Berlin will Debatte um Rede in Köln entschärfen. Vural Öger (SPD) mahnt, Erdogans “emotionale“ Worte nicht überzubewerten.

BERLIN/ISTANBUL. Angesichts der anhaltenden Kritik an der Kölner Rede des türkischen Ministerpräsidenten Recep Tayyip Erdogan ist die Bundesregierung um Entschärfung der Debatte bemüht. Der stellvertretende Regierungssprecher Thomas Steg würdigte gestern in Berlin, dass Erdogan bei seinem Besuch in Ludwigshafen beruhigende und dämpfende Worte gefunden habe. Gleichzeitig räumte Steg ein, bei den politischen Gesprächen seien auch Unterschiede - etwa bei der Integrationspolitik - deutlich geworden.

Erdogan hatte die in Deutschland lebenden Türken am Sonntag vor Aufgabe ihrer kulturellen Identität gewarnt (das Abendblatt berichtete). Die Kritik hielt an, aber mehrere deutsche Politiker nahmen den türkischen Regierungschef auch in Schutz.

Bundesaußenminister Frank-Walter Steinmeier (SPD) will heute am Rande einer Konferenz von EU und Schwarzmeer-Anrainern in Kiew seinen türkischen Amtskollegen Ali Babacan treffen. Dabei soll es auch um Erdogans Auftritt in Köln gehen sowie um die Brandkatastrophe von Ludwigshafen, bei der vor eineinhalb Wochen neun Menschen ums Leben gekommen waren.

In der Debatte um die Erdogan-Rede distanzierten sich mehrere Politiker von der Kritik am türkischen Regierungschef. Der CDU- Außenpolitiker Ruprecht Polenz sagte der "Frankfurter Rundschau", Erdogans Regierung sei die erste in der Türkei, die sich aktiv um die Integration ihrer in Deutschland lebenden Landsleute bemühe. Die Grünen-Vorsitzende Claudia Roth betonte, nie zuvor habe ein türkischer Premier so deutlich zur Integration aufgerufen. Der Hamburger Europa-Abgeordnete Vural Öger (SPD) riet davon ab, Erdogans Worte überzubewerten.
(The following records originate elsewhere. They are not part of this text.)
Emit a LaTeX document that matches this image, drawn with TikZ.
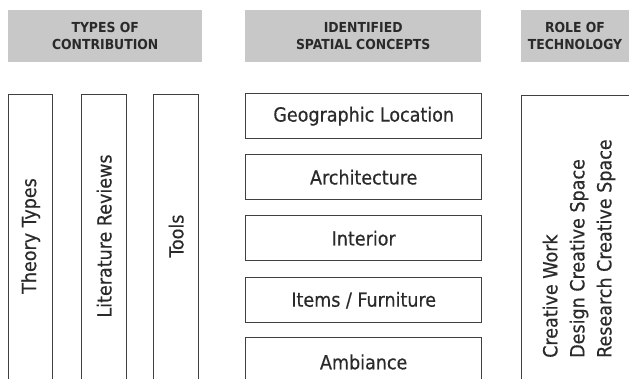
\documentclass[tikz,border=0pt]{standalone}
\usepackage{fontspec}
\setmainfont{DejaVu Sans Condensed}
\newfontfamily\lblfont[FakeBold=0.4]{DejaVu Sans Condensed}
\definecolor{hdrgray}{HTML}{C8C8C8}
\definecolor{linegray}{HTML}{404040}
\definecolor{txtgray}{HTML}{2A2A2A}
\begin{document}
\begin{tikzpicture}[x=1pt,y=-1pt,
  header/.style={fill=hdrgray, draw=none, anchor=north west, inner sep=0pt,
    align=center, text=txtgray, font=\fontsize{13.8}{17}\selectfont\bfseries},
  box/.style={draw=linegray, line width=1.4pt, fill=white, anchor=north west, inner sep=0pt},
  label/.style={text=txtgray, font=\lblfont\fontsize{19.5}{27}\selectfont, inner sep=0pt},
  vlabel/.style={label, rotate=90}
]
\useasboundingbox (0,0) rectangle (629,378);
\clip (0,0) rectangle (629,378);
% headers
\node[header, minimum width=194, minimum height=52] (h1) at (8,10) {TYPES OF\\CONTRIBUTION};
\node[header, minimum width=236, minimum height=52] (h2) at (245,10) {IDENTIFIED\\SPATIAL CONCEPTS};
\node[header, minimum width=120, minimum height=52] (h3) at (521,10) {};
\node[text=txtgray, font=\fontsize{13.8}{17}\selectfont\bfseries, align=center, inner sep=0pt] (h3t) at (575,36) {ROLE OF\\TECHNOLOGY};
% contribution columns
\node[box, minimum width=44, minimum height=320] (c1) at (8,94) {};
\node[box, minimum width=45, minimum height=320] (c2) at (81,94) {};
\node[box, minimum width=45, minimum height=320] (c3) at (153,94) {};
\node[vlabel] (t1) at (c1.center |- 0,236) {Theory Types};
\node[vlabel] (t2) at (c2.center |- 0,236) {Literature Reviews};
\node[vlabel] (t3) at (c3.center |- 0,236) {Tools};
% spatial concepts
\node[box, minimum width=236, minimum height=45] (s1) at (245,93) {};
\node[box, minimum width=236, minimum height=45] (s2) at (245,154) {};
\node[box, minimum width=236, minimum height=45] (s3) at (245,215) {};
\node[box, minimum width=236, minimum height=45] (s4) at (245,277) {};
\node[box, minimum width=236, minimum height=45] (s5) at (245,337) {};
\node[label] (l1) at (s1.center) {Geographic Location};
\node[label] (l2) at (s2.center) {Architecture};
\node[label] (l3) at (s3.center) {Interior};
\node[label] (l4) at (s4.center) {Items / Furniture};
\node[label] (l5) at ([yshift=-1]s5.north |- 0,361) {Ambiance};
% role of technology
\node[box, minimum width=130, minimum height=320] (r1) at (521,95) {};
\node[label, rotate=90, align=left, anchor=west] (rt) at (579,358) {Creative Work\\Design Creative Space\\Research Creative Space};
\end{tikzpicture}
\end{document}
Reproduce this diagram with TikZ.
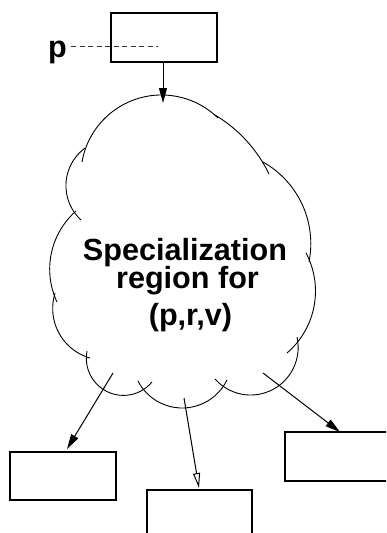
\documentclass[tikz,border=0pt]{standalone}
\usepackage{fontspec}
\setmainfont{Liberation Sans}
\usetikzlibrary{arrows.meta}

% Circular arc through three points (x1,y1) (x2,y2) (x3,y3), drawn from the
% first to the third point, passing through the second one.
\newcommand\cloudarc[6]{%
  \pgfmathsetmacro\clAx{#1/100}\pgfmathsetmacro\clAy{#2/100}%
  \pgfmathsetmacro\clBx{#3/100}\pgfmathsetmacro\clBy{#4/100}%
  \pgfmathsetmacro\clCx{#5/100}\pgfmathsetmacro\clCy{#6/100}%
  \pgfmathsetmacro\clDen{2*(\clAx*(\clBy-\clCy)+\clBx*(\clCy-\clAy)+\clCx*(\clAy-\clBy))}%
  \pgfmathsetmacro\clSA{\clAx*\clAx+\clAy*\clAy}%
  \pgfmathsetmacro\clSB{\clBx*\clBx+\clBy*\clBy}%
  \pgfmathsetmacro\clSC{\clCx*\clCx+\clCy*\clCy}%
  \pgfmathsetmacro\clUx{(\clSA*(\clBy-\clCy)+\clSB*(\clCy-\clAy)+\clSC*(\clAy-\clBy))/\clDen}%
  \pgfmathsetmacro\clUy{(\clSA*(\clCx-\clBx)+\clSB*(\clAx-\clCx)+\clSC*(\clBx-\clAx))/\clDen}%
  \pgfmathsetmacro\clRad{100*veclen(\clAx-\clUx,\clAy-\clUy)}%
  \pgfmathsetmacro\clStart{atan2(\clAy-\clUy,\clAx-\clUx)}%
  \pgfmathsetmacro\clMid{mod(atan2(\clBy-\clUy,\clBx-\clUx)-\clStart+720,360)}%
  \pgfmathsetmacro\clEndRel{mod(atan2(\clCy-\clUy,\clCx-\clUx)-\clStart+720,360)}%
  \pgfmathsetmacro\clEnd{\clMid<\clEndRel ? \clStart+\clEndRel : \clStart+\clEndRel-360}%
  \draw[cloudline] (#1,#2) arc[start angle=\clStart, end angle=\clEnd, radius=\clRad];%
}

\tikzset{
  cloudline/.style={line width=0.9pt},
  box/.style={draw, line width=1.1pt, rectangle, inner sep=0pt,
              minimum width=106pt, minimum height=49pt},
  flow/.style={line width=1pt, -{Triangle[length=15pt,width=8pt]}},
  flowopen/.style={line width=1pt, -{Triangle[open,length=15pt,width=7pt]}},
  big/.style={font=\fontsize{30.6}{36}\selectfont\bfseries, inner sep=0pt},
}

\begin{document}
\begin{tikzpicture}[x=1pt, y=-1pt]
  \useasboundingbox (0,0) rectangle (386,533);
  \clip (0,0) rectangle (386,533);
  \fill[white] (0,0) rectangle (386,533);

  % boxes
  \node[box] (top) at (164,37.5) {};
  \node[box, minimum height=48pt] (left) at (63,476) {};
  \node[box, minimum width=105pt, minimum height=52pt] (mid) at (199.5,516) {};
  \node[box] (right) at (338,456.5) {};

  % pointer p
  \node[big, anchor=base west] (p) at (48,57) {p};
  \coordinate (pend) at (158,46);
  \draw[line width=0.9pt, dash pattern=on 5pt off 3.5pt, black!80] (p.east |- pend) ++(4,0) coordinate (pstart) -- (pend);

  % cloud outline
  \cloudarc{82}{162}{163}{95}{218}{118}
  \cloudarc{215}{115}{243}{137}{269}{174}
  \cloudarc{263}{162}{300}{200}{309}{262}
  \cloudarc{306}{253}{315}{300}{287}{353}
  \cloudarc{297}{337}{250}{395}{215}{379}
  \cloudarc{227}{380}{183}{408}{138}{381}
  \cloudarc{152}{382}{118}{395}{87}{351}
  \cloudarc{90}{358}{60}{335}{55}{293}
  \cloudarc{57}{302}{50}{262}{76}{211}
  \cloudarc{81}{220}{66}{183}{85}{148}

  % cloud label
  \node[big, anchor=base] (l1) at (185,260) {Specialization};
  \node[big, anchor=base] (l2) at (187.5,288) {region for};
  \node[big, anchor=base] (l3) at (190.5,325) {(p,r,v)};

  % connectors
  \coordinate (in) at (163,103);
  \draw[flow] (top.south -| in) -- (in);

  \coordinate (o1) at (113,373);
  \coordinate (t1) at (67,449);
  \coordinate (o2) at (184,398);
  \coordinate (t2) at (199,488);
  \coordinate (o3) at (263,373);
  \coordinate (t3) at (340,432);
  \draw[flow] (o1) -- (t1);
  \draw[flowopen] (o2) -- (t2);
  \draw[flow] (o3) -- (t3);
\end{tikzpicture}
\end{document}
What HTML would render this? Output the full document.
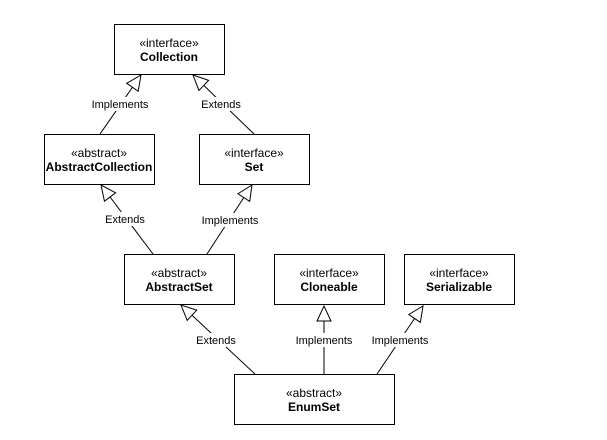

Dieser sei "ein emotionaler Mensch".

SPD-Fraktionsgeschäftsführer Thomas Oppermann sagte, in der kommenden Woche wolle die SPD im Parlament mit den anderen Parteien über gemeinsame Ziele in der Integrationspolitik debattieren. "Deutsche Integration ist keine Zwangsgermanisierung der Türken", so Oppermann.

Doch auch die Kritiker meldeten sich erneut zu Wort. Nordrhein-Westfalens Integrationsminister Armin Laschet (CDU) wandte sich gegen die Einschätzung, in Deutschland werde auf Türken ein "Assimilationsdruck" ausgeübt. CSU-Generalsekretärin Christine Haderthauer forderte von den Migranten ein Mindestmaß an Anpassung. Die FDP-Abgeordnete Sibylle Laurischk forderte bessere Bildungschancen für Zuwanderer.